Charles Ellicott Commentary Ezekiel 40:30

Charles Ellicott Commentary

Ezekiel 40:30

1819–1905
Anglican
Charles Ellicott
Charles Ellicott

Charles Ellicott Commentary

Ezekiel 40:30

1819–1905
Anglican
SCRIPTURE

"And there were arches round about, five and twenty cubits long, and five cubits broad." — Ezekiel 40:30 (ASV)

The arches around: This word, as already noted under Ezekiel 40:16, should be projections of the walls, if it has been correctly pointed by the Masoretes; but it is exceedingly difficult to understand what is meant by the dimensions given, twenty-five cubits long and five cubits broad. This statement occurs nowhere else in the description of the gates, and the verse is omitted in the Greek translation, and either considered spurious or else passed over in silence by many commentators.

One explanation given is that the twenty-five cubits is the sum total of all the “projections of the walls” into the interior of the gateway. Thus, there were two “spaces” (S on the plan [Ezekiel 40:44–49]), each of five cubits; two “thresholds” (TT′ on the plan [Ezekiel 40:44–49]), each of six cubits; and two walls of the porch, each of one cubit, or in all (5 × 2 + 6 × 2 + 2) twenty-four cubits, the remaining cubit being made up by moldings at the angles of these several projections. But it is fatal to this explanation that in no other case is any measurement thus made up by adding together the details of parts that do not adjoin.

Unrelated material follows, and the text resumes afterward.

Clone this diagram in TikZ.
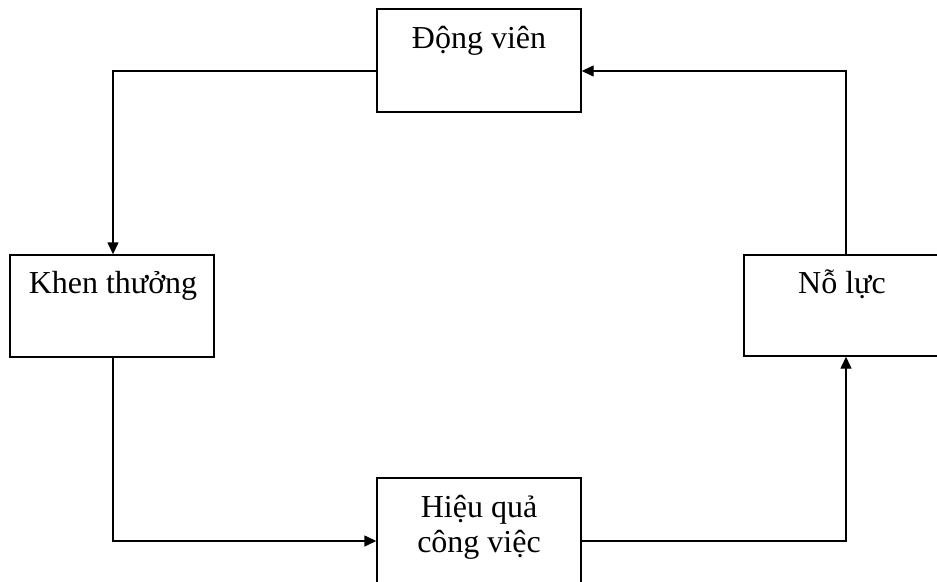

The same explanation requires the breadth of five cubits to be the transverse measurement of these projecting parts. This measurement certainly could not apply to the first threshold and would require a very awkward or even impossible narrowing of the gateway where the “spaces” are placed. The true solution to the difficulty seems to lie in a slight change in the vowels of the Masoretic punctuation, which will transform the word into “porch.” That porches were also connected with the inner gates is clear from Ezekiel 40:39, yet they are nowhere mentioned in the description unless here.

Being a somewhat independent part of the gate, the measurements are taken in a different direction from that of the gate itself. The “length” is the long way of the porch, just as long as the gateway is wide (twenty-five cubits); and the “breadth” is the measurement between the walls (five cubits), thus allowing for a half-cubit for the thickness of each wall, and one cubit less clear space than in the outer gates.